* start Recorded data *

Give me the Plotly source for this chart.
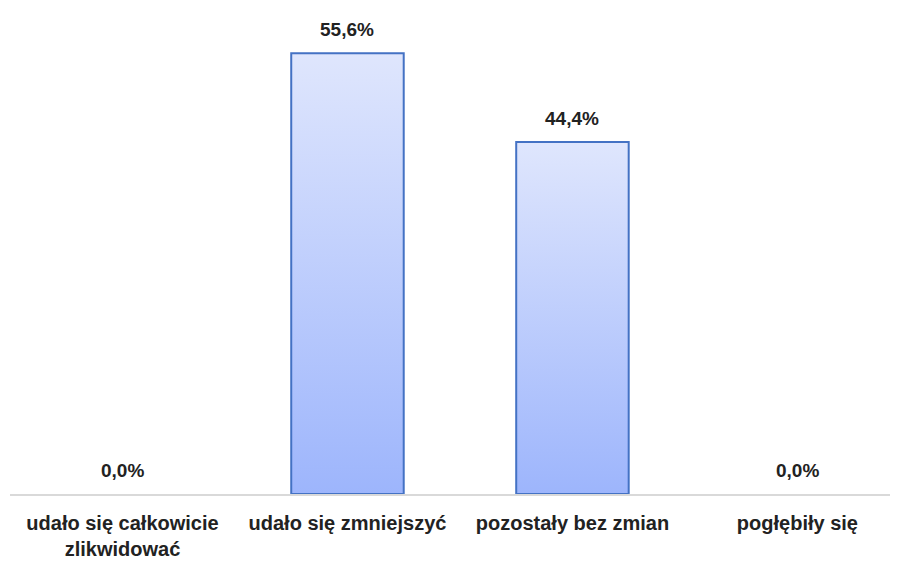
import plotly.graph_objects as go

categories = ["udało się całkowicie<br>zlikwidować", "udało się zmniejszyć", "pozostały bez zmian", "pogłębiły się"]
values = [0.0, 55.6, 44.4, 0.0]
labels = ["0,0%", "55,6%", "44,4%", "0,0%"]

BAR_W = 0.5
FONT = "Liberation Sans, Arial, sans-serif"

fig = go.Figure()
for i, v in enumerate(values):
    if v <= 0:
        continue
    x0, x1 = i - BAR_W / 2, i + BAR_W / 2
    fig.add_trace(go.Scatter(
        x=[x0, x0, x1, x1, x0], y=[0, v, v, 0, 0],
        mode="lines", fill="toself",
        fillgradient=dict(type="vertical",
                          colorscale=[[0, "#9db5fc"], [1, "#dfe6fd"]]),
        line=dict(color="#4472c4", width=2),
        hoverinfo="skip", showlegend=False,
    ))

for i, (v, t) in enumerate(zip(values, labels)):
    fig.add_annotation(
        x=i, y=v, text=t, showarrow=False, yanchor="bottom", yshift=11,
        font=dict(family=FONT, size=19, color="#222222", weight="bold"),
    )

fig.update_layout(
    width=890, height=557,
    margin=dict(l=2, r=0, t=0, b=71),
    plot_bgcolor="white", paper_bgcolor="white",
    xaxis=dict(range=[-0.5, 3.447], tickmode="array", automargin=False,
               tickvals=list(range(len(categories))), ticktext=categories,
               showgrid=False, zeroline=False, showline=True,
               linecolor="#d9d9d9", linewidth=2,
               ticks="outside", ticklen=10, tickcolor="rgba(0,0,0,0)",
               tickfont=dict(family=FONT, size=20, color="#222222", weight="bold")),
    yaxis=dict(range=[0, 61.3], visible=False, showgrid=False, automargin=False),
)

fig.write_html("out.html")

* end Recorded data *

Skip the images and write out the rest of the listing exactly.

# Full output:
Give me the Plotly source for this chart.
import plotly.graph_objects as go

categories = ["udało się całkowicie<br>zlikwidować", "udało się zmniejszyć", "pozostały bez zmian", "pogłębiły się"]
values = [0.0, 55.6, 44.4, 0.0]
labels = ["0,0%", "55,6%", "44,4%", "0,0%"]

BAR_W = 0.5
FONT = "Liberation Sans, Arial, sans-serif"

fig = go.Figure()
for i, v in enumerate(values):
    if v <= 0:
        continue
    x0, x1 = i - BAR_W / 2, i + BAR_W / 2
    fig.add_trace(go.Scatter(
        x=[x0, x0, x1, x1, x0], y=[0, v, v, 0, 0],
        mode="lines", fill="toself",
        fillgradient=dict(type="vertical",
                          colorscale=[[0, "#9db5fc"], [1, "#dfe6fd"]]),
        line=dict(color="#4472c4", width=2),
        hoverinfo="skip", showlegend=False,
    ))

for i, (v, t) in enumerate(zip(values, labels)):
    fig.add_annotation(
        x=i, y=v, text=t, showarrow=False, yanchor="bottom", yshift=11,
        font=dict(family=FONT, size=19, color="#222222", weight="bold"),
    )

fig.update_layout(
    width=890, height=557,
    margin=dict(l=2, r=0, t=0, b=71),
    plot_bgcolor="white", paper_bgcolor="white",
    xaxis=dict(range=[-0.5, 3.447], tickmode="array", automargin=False,
               tickvals=list(range(len(categories))), ticktext=categories,
               showgrid=False, zeroline=False, showline=True,
               linecolor="#d9d9d9", linewidth=2,
               ticks="outside", ticklen=10, tickcolor="rgba(0,0,0,0)",
               tickfont=dict(family=FONT, size=20, color="#222222", weight="bold")),
    yaxis=dict(range=[0, 61.3], visible=False, showgrid=False, automargin=False),
)

fig.write_html("out.html")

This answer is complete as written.